Problem details:
Include the line containing "xshift=-20, font=dict(family=FONT, size=21, color=TXT)))" and all lines before it, repeated exactly from the listing below, without pictures.

Dataset extract:

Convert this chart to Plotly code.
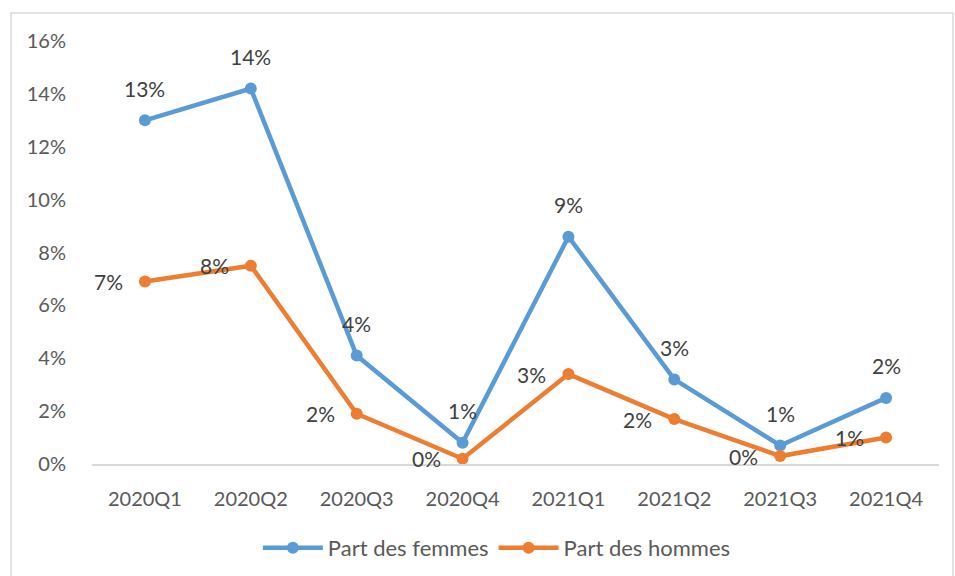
import plotly.graph_objects as go

quarters = ["2020Q1", "2020Q2", "2020Q3", "2020Q4", "2021Q1", "2021Q2", "2021Q3", "2021Q4"]
part_femmes = [0.130, 0.142, 0.041, 0.008, 0.086, 0.032, 0.007, 0.025]
part_hommes = [0.069, 0.075, 0.019, 0.002, 0.034, 0.017, 0.003, 0.010]
y_ticks = [0, 0.02, 0.04, 0.06, 0.08, 0.10, 0.12, 0.14, 0.16]

FONT = "Lato, 'Open Sans', sans-serif"
TXT = "#404040"
AX = "#595959"

fig = go.Figure()
fig.add_trace(go.Scatter(
    x=quarters, y=part_femmes, name="Part des femmes",
    mode="lines+markers",
    line=dict(color="#5B9BD5", width=4.5),
    marker=dict(color="#5B9BD5", size=12),
    cliponaxis=False,
))
fig.add_trace(go.Scatter(
    x=quarters, y=part_hommes, name="Part des hommes",
    mode="lines+markers",
    line=dict(color="#ED7D31", width=4.5),
    marker=dict(color="#ED7D31", size=12),
    cliponaxis=False,
))

annotations = []
for q, v in zip(quarters, part_femmes):
    annotations.append(dict(x=q, y=v, xref="x", yref="y", text=f"{v*100:.0f}%",
                            showarrow=False, xanchor="center", yanchor="middle",
                            yshift=32, font=dict(family=FONT, size=21, color=TXT)))
for q, v in zip(quarters, part_hommes):
    annotations.append(dict(x=q, y=v, xref="x", yref="y", text=f"{v*100:.0f}%",
                            showarrow=False, xanchor="right", yanchor="middle",
                            xshift=-20, font=dict(family=FONT, size=21, color=TXT)))

fig.update_layout(
    width=955, height=576,
    margin=dict(l=92, r=16, t=41, b=112, autoexpand=False),
    paper_bgcolor="white", plot_bgcolor="white",
    font=dict(family=FONT, size=20, color=AX),
    showlegend=True,
    legend=dict(orientation="h", x=0.478, xanchor="center",
                yref="container", y=1 - 548 / 576, yanchor="middle",
                font=dict(family=FONT, size=22, color=AX), itemwidth=60),
    xaxis=dict(showgrid=False, showline=True, linecolor="#D9D9D9", linewidth=1.5,
               ticks="", ticklabelstandoff=16, tickfont=dict(family=FONT, size=20, color=AX),
               range=[-0.5, 7.5], zeroline=False, automargin=False),
    yaxis=dict(range=[0, 0.16], tickvals=y_ticks, tickformat=".0%", showgrid=False,
               zeroline=False, showline=False, ticks="", ticklabelstandoff=25,
               tickfont=dict(family=FONT, size=20, color=AX), automargin=False),
    annotations=annotations,
    shapes=[dict(type="rect", xref="paper", yref="paper",
                 x0=(11-92)/847, x1=(953-92)/847, y0=(464-590)/423, y1=(464-13)/423,
                 line=dict(color="#D9D9D9", width=1.5), fillcolor="rgba(0,0,0,0)", layer="below")],
)

fig.write_html("out.html", config={"displayModeBar": False},
               post_script="document.body.style.margin='0';")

Response to this exercise:
Convert this chart to Plotly code.
import plotly.graph_objects as go

quarters = ["2020Q1", "2020Q2", "2020Q3", "2020Q4", "2021Q1", "2021Q2", "2021Q3", "2021Q4"]
part_femmes = [0.130, 0.142, 0.041, 0.008, 0.086, 0.032, 0.007, 0.025]
part_hommes = [0.069, 0.075, 0.019, 0.002, 0.034, 0.017, 0.003, 0.010]
y_ticks = [0, 0.02, 0.04, 0.06, 0.08, 0.10, 0.12, 0.14, 0.16]

FONT = "Lato, 'Open Sans', sans-serif"
TXT = "#404040"
AX = "#595959"

fig = go.Figure()
fig.add_trace(go.Scatter(
    x=quarters, y=part_femmes, name="Part des femmes",
    mode="lines+markers",
    line=dict(color="#5B9BD5", width=4.5),
    marker=dict(color="#5B9BD5", size=12),
    cliponaxis=False,
))
fig.add_trace(go.Scatter(
    x=quarters, y=part_hommes, name="Part des hommes",
    mode="lines+markers",
    line=dict(color="#ED7D31", width=4.5),
    marker=dict(color="#ED7D31", size=12),
    cliponaxis=False,
))

annotations = []
for q, v in zip(quarters, part_femmes):
    annotations.append(dict(x=q, y=v, xref="x", yref="y", text=f"{v*100:.0f}%",
                            showarrow=False, xanchor="center", yanchor="middle",
                            yshift=32, font=dict(family=FONT, size=21, color=TXT)))
for q, v in zip(quarters, part_hommes):
    annotations.append(dict(x=q, y=v, xref="x", yref="y", text=f"{v*100:.0f}%",
                            showarrow=False, xanchor="right", yanchor="middle",
                            xshift=-20, font=dict(family=FONT, size=21, color=TXT)))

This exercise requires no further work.